Dans l’ensemble des pays de l’Union européenne, l’abstention n’a cessé d’augmenter. La France n’a pas fait exception à ce vaste mouvement de retrait civique : 39 % d’abstentions en 1979, 49,9 % en 2019. A quelques jours des élections européennes du 9 juin, les perspectives de mobilisation électorale semblent être toujours aussi faibles. Dans l’enquête électorale française menée depuis novembre 2023, le pourcentage d’électeurs vraiment sûrs d’aller voter n’a que faiblement frémi : 43 % en novembre 2023, 44 % en mars, 45 % en avril et 47 % en mai. Le taux d’abstention pourrait même repasser la barre des 50 % des électeurs inscrits comme lors de cinq des dix élections européennes tenues depuis 1979 (1989, 1994, 2004, 2009, 2014).
Ces abstentionnistes – définis ici comme ceux qui ne sont pas tout à fait sûrs d’aller voter – ont toujours le même profil social et démographique : les jeunes, en dépit du tropisme européen qui est le leur, s’abstiennent massivement (67,5 % des moins de 35 ans) alors que leurs aînés se mobilisent beaucoup plus (39 % seulement des 60 ans et plus prévoient de s’abstenir). La dimension socio-professionnelle n’intervient que faiblement : si 62 % des ouvriers et des employés prévoient de s’abstenir, ils sont aussi 61 % parmi les professions indépendantes, 53 % parmi les cadres supérieurs et 57 % parmi les cadres moyens.

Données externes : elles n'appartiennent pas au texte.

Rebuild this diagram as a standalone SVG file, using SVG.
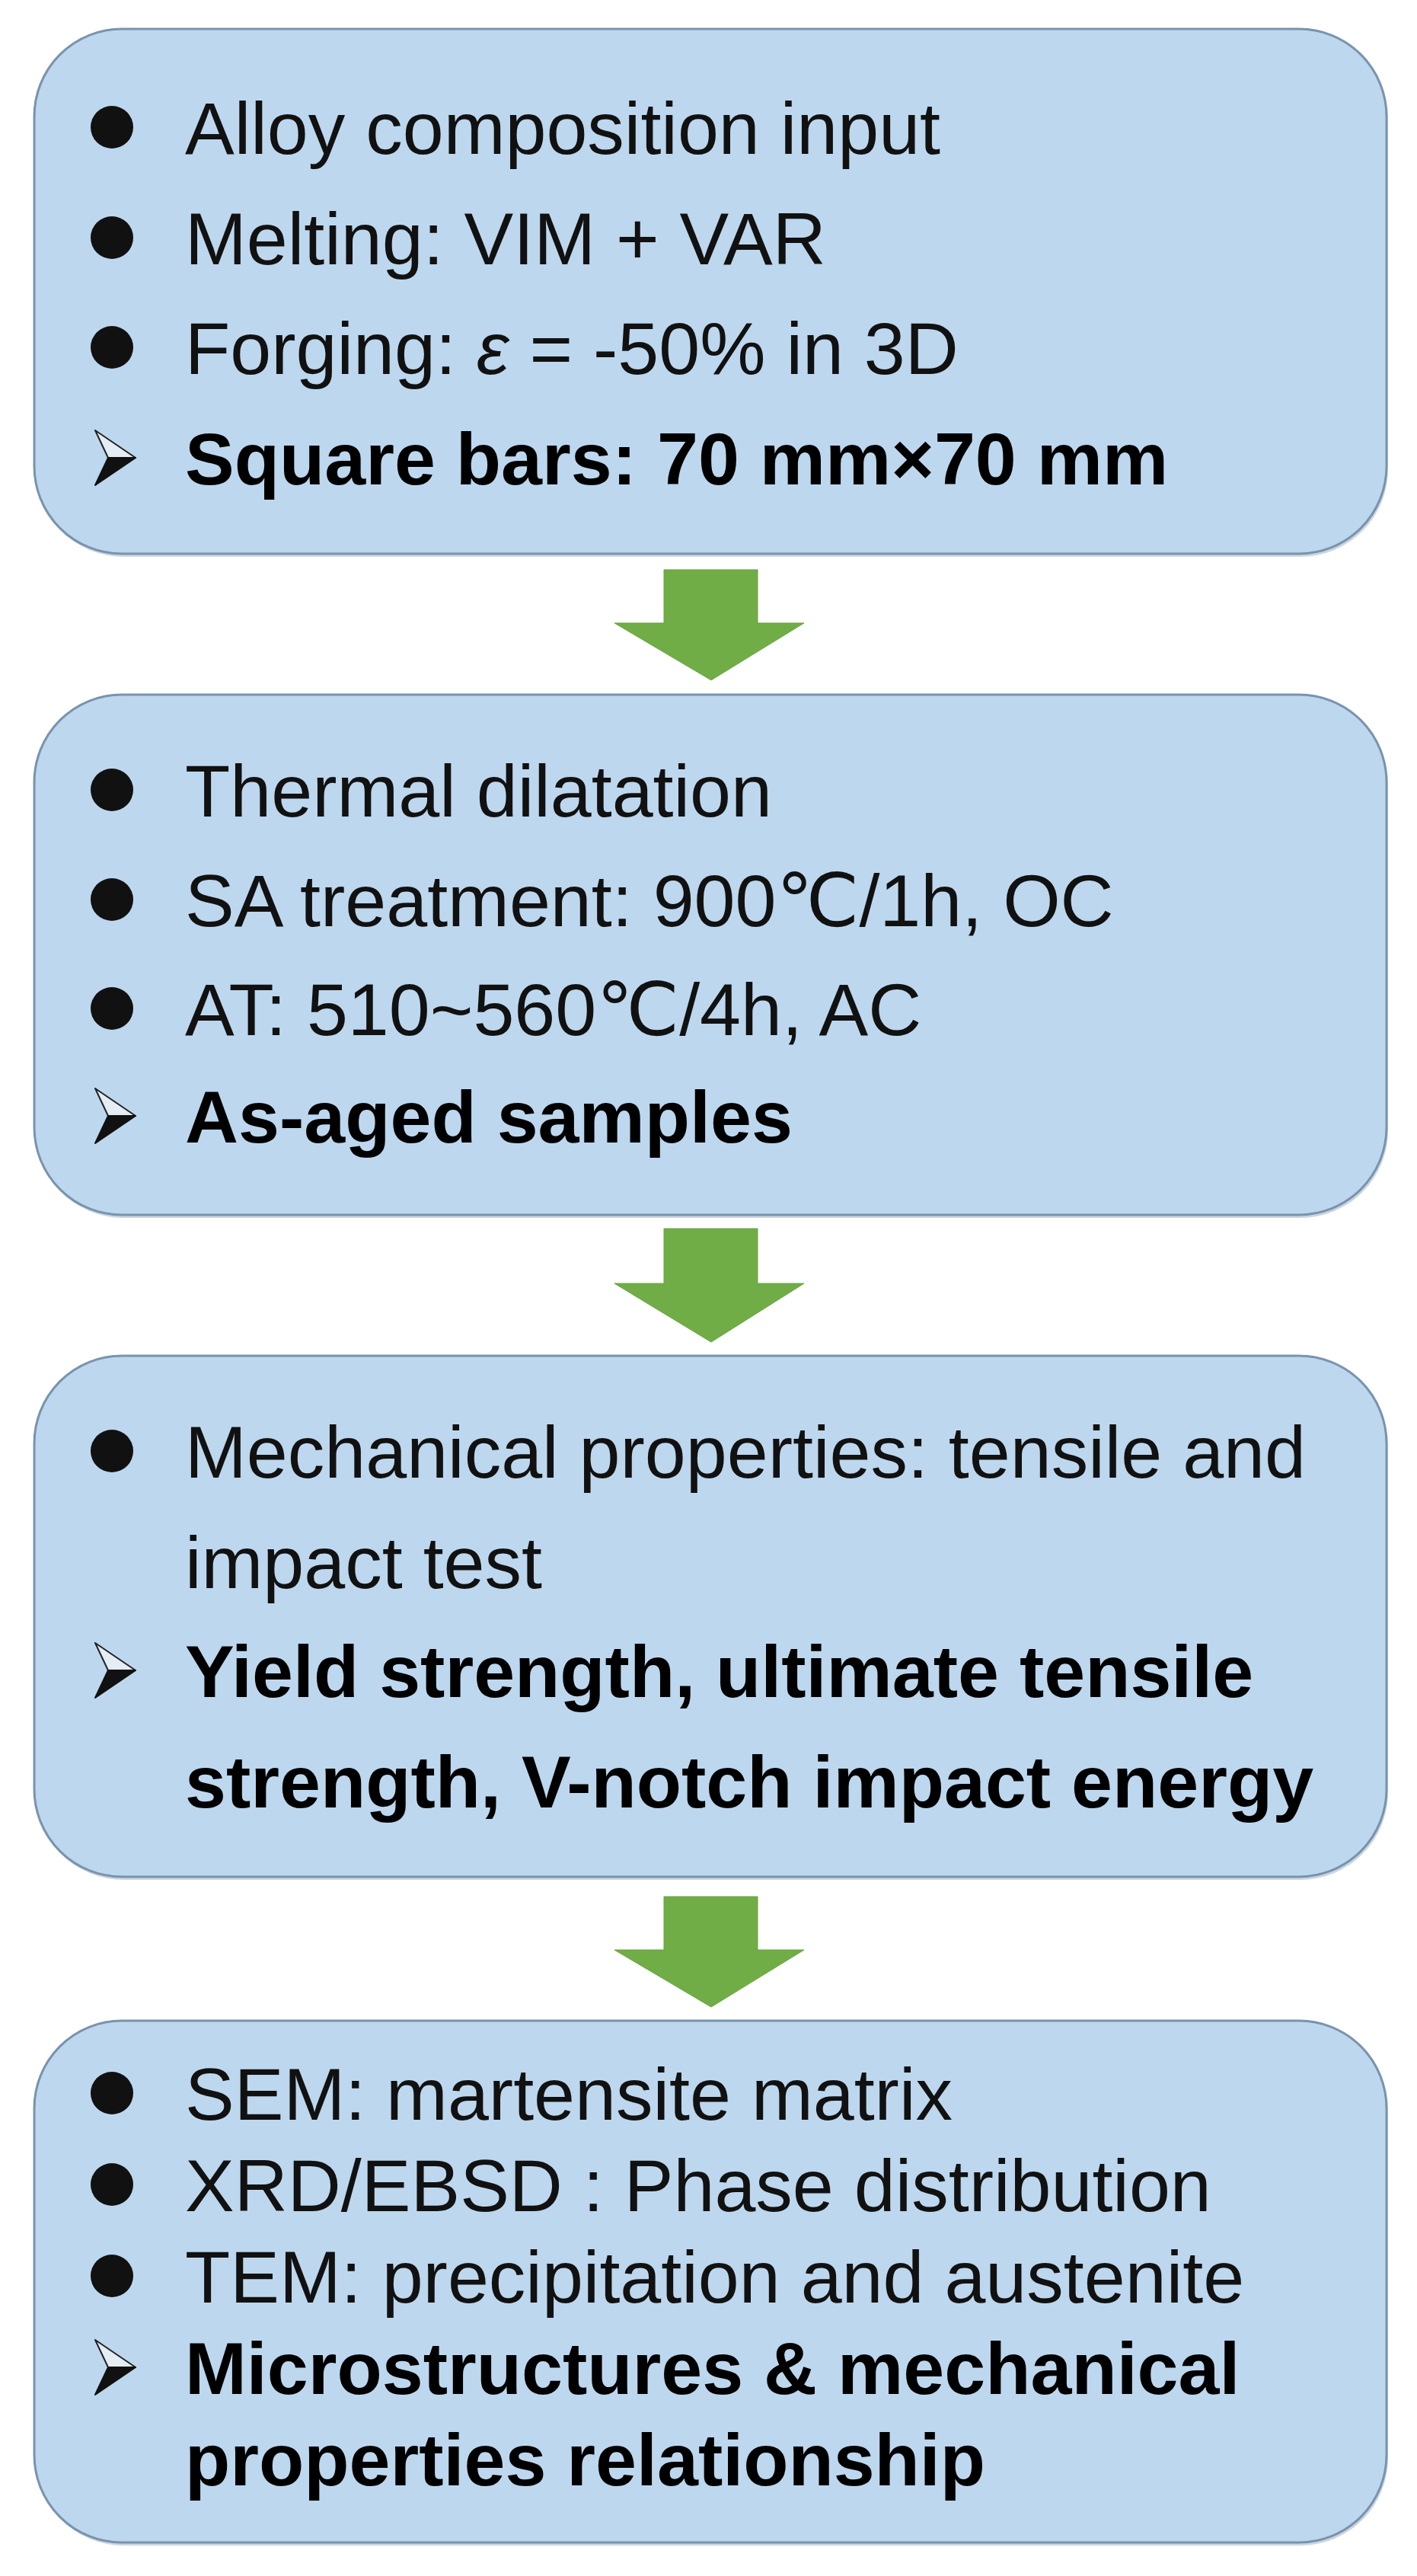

Le niveau de diplôme qui contribue souvent à éclairer les choix politiques n’est d’aucune pertinence pour rendre compte de l’abstention : les très diplômés (bac + 5 et plus) sont même légèrement plus abstentionnistes (51,8 %) que les personnes avec un niveau de scolarité inférieur au baccalauréat (50,2 %).
Dimension plus politique que sociale
L’éloignement de l’objet européen, la complexité de son organisation politique, la difficulté de la campagne à faire exister un enjeu clairement européen, la tentation eurosceptique de nombre de forces politiques, particulièrement aux deux extrêmes du spectre partisan, contribuent à éclairer ce retrait de la décision électorale. Mais surtout, comme l’ont démontré à de nombreuses reprises Jérôme Jaffré et Anne Muxel, chercheurs au Cevipof, l’abstention qui prospère a une dimension plus politique que sociale. Tous les abstentionnistes ne sont pas des exclus de la politique.
Au regard de la participation aux élections européennes, trois populations peuvent être distinguées : les votants certains qui disent qu’ils sont sûrs d’aller voter (47 %), les votants potentiels qui avancent qu’ils pourraient aller voter (14 %) et les abstentionnistes (39 %). Parmi les votants certains, la proximité avec la droite radicale domine largement (30 %) devant celle de centre gauche (17 %) et celle du centre (15 %), la gauche radicale (11 %) et la droite de gouvernement (9 %) arrivant en queue de peloton.